**Written problem:** List each line of the data that holds the word "React".

**Data excerpt:**

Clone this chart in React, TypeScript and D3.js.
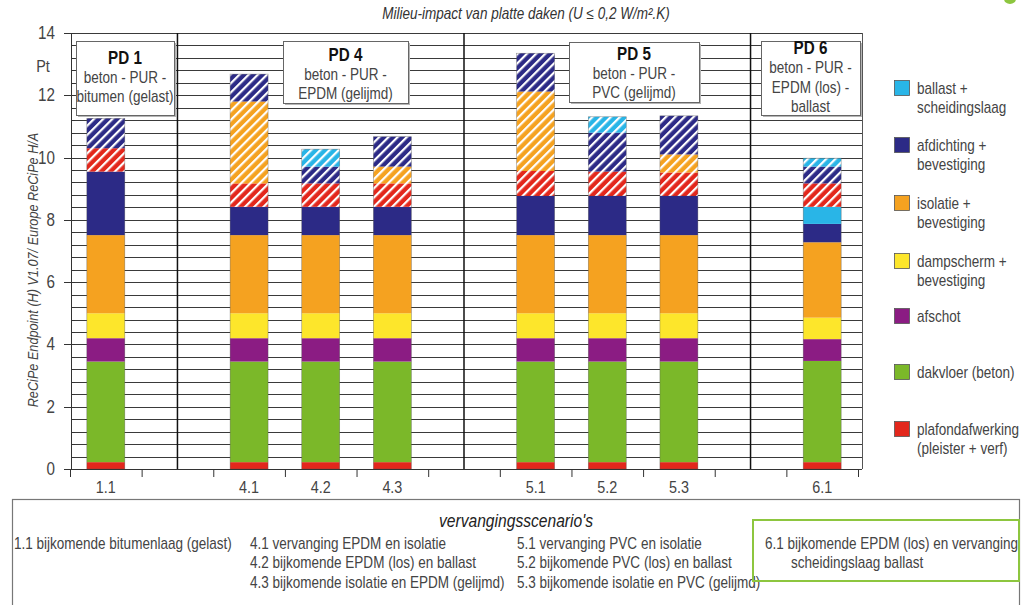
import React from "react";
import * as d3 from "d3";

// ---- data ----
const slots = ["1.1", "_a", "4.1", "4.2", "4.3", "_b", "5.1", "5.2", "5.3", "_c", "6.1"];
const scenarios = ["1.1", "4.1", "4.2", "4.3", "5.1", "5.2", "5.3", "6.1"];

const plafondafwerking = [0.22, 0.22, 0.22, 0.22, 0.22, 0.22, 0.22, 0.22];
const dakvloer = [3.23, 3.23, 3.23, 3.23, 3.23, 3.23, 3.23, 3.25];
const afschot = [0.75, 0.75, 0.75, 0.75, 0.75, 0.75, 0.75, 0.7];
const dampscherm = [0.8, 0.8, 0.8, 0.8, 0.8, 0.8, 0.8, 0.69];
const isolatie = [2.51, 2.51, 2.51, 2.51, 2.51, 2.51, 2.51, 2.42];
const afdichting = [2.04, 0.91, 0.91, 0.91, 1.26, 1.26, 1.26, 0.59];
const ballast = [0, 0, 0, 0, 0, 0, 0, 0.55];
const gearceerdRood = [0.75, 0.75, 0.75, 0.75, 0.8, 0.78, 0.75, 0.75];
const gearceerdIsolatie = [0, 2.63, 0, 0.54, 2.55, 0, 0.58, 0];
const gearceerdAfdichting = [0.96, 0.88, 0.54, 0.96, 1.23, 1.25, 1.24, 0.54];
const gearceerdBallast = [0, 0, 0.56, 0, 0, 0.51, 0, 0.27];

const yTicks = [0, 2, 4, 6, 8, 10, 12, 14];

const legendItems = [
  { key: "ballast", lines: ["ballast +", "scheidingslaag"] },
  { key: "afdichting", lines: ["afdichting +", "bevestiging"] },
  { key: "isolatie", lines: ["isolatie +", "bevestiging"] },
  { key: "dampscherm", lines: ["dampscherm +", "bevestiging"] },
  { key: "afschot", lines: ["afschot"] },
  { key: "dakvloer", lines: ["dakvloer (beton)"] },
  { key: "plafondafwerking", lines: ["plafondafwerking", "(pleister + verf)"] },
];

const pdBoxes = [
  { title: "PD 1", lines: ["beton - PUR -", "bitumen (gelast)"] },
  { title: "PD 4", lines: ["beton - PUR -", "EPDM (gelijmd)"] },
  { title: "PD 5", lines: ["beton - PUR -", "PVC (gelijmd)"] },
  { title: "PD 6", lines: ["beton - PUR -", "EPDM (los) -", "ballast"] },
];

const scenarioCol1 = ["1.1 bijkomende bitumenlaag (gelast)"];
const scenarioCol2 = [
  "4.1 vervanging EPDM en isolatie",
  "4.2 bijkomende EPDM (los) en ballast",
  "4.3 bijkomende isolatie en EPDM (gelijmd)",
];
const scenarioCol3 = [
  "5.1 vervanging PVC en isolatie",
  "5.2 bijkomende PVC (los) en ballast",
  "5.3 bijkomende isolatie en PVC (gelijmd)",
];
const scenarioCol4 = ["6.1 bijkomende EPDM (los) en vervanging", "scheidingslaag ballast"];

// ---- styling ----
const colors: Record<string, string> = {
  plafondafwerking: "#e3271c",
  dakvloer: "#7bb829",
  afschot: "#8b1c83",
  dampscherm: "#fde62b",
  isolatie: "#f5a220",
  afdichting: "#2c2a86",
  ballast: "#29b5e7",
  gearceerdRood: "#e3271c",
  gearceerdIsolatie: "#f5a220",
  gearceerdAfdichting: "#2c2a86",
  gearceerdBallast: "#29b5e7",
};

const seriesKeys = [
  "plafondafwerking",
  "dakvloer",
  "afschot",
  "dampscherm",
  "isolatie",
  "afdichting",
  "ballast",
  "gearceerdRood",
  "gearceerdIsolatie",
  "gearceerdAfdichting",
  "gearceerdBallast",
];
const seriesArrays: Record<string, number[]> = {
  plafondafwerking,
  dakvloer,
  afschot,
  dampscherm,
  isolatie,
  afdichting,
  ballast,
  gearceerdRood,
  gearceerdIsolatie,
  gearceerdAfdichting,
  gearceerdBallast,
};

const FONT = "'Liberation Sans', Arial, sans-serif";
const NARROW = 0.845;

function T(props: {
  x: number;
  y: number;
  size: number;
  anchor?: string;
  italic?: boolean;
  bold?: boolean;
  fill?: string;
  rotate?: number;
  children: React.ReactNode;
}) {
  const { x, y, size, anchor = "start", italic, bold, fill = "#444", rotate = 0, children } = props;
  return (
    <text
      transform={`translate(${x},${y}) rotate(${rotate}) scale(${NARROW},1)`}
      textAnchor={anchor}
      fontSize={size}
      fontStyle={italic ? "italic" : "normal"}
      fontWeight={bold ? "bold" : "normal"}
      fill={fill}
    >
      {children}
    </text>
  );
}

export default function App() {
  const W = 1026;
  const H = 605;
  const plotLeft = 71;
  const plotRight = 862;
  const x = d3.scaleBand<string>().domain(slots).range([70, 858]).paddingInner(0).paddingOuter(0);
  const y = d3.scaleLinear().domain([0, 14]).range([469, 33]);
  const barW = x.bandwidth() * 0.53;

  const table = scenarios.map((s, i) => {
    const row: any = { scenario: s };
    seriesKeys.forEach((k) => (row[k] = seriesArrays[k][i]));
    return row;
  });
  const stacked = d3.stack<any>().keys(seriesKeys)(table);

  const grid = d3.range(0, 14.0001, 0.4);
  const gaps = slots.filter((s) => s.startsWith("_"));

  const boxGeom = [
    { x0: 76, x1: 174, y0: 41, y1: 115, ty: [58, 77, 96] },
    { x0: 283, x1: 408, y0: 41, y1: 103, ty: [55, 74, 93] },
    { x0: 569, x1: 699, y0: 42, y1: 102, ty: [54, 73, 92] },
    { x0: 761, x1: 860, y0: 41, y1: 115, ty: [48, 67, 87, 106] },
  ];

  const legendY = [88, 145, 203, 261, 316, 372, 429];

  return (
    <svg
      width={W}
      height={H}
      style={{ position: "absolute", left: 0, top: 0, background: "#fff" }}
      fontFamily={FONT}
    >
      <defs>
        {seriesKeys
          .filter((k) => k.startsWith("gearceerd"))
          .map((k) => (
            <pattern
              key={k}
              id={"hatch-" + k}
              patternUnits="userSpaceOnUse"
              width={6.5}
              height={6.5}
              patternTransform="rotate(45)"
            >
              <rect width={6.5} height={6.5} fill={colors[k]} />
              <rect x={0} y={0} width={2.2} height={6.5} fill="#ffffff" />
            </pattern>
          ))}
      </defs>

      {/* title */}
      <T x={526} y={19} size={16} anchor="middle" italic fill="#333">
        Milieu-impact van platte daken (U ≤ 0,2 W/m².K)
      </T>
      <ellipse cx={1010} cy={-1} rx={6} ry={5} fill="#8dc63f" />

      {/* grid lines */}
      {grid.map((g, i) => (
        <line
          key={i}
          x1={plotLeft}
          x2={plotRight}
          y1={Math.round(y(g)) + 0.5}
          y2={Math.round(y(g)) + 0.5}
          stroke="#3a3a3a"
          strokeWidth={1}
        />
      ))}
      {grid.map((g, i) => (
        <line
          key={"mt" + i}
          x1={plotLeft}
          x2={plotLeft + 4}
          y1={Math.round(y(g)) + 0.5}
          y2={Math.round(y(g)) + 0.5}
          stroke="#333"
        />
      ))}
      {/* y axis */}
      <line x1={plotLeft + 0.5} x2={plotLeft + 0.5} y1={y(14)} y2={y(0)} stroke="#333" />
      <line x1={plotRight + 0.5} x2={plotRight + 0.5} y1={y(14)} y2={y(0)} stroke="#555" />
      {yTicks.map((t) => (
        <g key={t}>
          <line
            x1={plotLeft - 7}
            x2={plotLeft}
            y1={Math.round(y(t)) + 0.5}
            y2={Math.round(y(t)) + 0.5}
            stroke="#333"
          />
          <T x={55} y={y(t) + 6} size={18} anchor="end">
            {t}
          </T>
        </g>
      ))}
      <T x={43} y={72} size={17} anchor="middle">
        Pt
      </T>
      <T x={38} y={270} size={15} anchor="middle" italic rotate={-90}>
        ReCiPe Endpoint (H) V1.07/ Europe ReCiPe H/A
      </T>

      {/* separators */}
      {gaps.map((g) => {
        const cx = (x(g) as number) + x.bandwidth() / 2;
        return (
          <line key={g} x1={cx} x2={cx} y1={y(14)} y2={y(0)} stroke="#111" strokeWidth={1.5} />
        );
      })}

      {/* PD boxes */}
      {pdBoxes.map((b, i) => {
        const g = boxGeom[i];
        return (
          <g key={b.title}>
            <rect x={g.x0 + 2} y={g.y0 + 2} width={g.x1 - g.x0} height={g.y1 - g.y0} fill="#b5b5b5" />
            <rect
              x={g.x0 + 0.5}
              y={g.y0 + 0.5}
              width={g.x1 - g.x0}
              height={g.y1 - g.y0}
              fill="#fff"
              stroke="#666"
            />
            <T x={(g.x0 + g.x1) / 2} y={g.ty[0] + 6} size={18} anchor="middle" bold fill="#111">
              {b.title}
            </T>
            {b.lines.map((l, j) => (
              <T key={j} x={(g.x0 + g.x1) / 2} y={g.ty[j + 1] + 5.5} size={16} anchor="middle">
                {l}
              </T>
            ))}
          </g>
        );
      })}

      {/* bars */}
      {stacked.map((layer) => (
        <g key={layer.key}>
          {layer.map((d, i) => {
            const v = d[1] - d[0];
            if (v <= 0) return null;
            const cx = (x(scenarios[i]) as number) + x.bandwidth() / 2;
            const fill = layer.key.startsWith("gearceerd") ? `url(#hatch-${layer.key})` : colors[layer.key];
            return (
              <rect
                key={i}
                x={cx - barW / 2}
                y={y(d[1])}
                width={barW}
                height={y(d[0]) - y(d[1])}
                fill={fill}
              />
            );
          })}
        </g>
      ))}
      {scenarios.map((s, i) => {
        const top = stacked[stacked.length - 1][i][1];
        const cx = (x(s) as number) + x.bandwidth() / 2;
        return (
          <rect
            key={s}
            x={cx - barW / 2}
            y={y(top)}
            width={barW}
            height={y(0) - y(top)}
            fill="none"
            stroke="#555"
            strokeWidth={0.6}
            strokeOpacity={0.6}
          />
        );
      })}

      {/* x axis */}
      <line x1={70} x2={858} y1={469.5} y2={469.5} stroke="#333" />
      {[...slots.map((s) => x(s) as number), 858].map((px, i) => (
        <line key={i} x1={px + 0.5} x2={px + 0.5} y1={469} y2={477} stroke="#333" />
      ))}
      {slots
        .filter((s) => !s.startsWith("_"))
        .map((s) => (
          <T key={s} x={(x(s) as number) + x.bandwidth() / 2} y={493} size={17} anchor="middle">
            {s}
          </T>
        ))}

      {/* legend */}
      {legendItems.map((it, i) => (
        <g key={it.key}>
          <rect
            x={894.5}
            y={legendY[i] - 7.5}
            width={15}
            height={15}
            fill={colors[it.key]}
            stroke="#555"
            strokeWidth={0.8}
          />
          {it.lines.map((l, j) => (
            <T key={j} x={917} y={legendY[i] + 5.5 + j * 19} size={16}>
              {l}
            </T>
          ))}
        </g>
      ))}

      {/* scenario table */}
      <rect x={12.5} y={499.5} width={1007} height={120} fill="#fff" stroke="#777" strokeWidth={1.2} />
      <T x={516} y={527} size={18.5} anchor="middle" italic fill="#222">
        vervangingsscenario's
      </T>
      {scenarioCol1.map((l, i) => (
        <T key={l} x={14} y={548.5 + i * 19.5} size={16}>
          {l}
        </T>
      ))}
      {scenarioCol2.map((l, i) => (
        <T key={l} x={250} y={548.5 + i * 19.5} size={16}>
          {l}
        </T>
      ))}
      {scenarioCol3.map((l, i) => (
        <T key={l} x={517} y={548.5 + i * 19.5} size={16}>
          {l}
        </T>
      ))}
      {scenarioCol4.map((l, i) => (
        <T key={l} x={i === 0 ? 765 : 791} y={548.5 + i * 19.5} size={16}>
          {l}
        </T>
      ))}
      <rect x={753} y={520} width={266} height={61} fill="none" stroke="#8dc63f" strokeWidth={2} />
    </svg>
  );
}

**Full response:**
Clone this chart in React, TypeScript and D3.js.
import React from "react";
  children: React.ReactNode;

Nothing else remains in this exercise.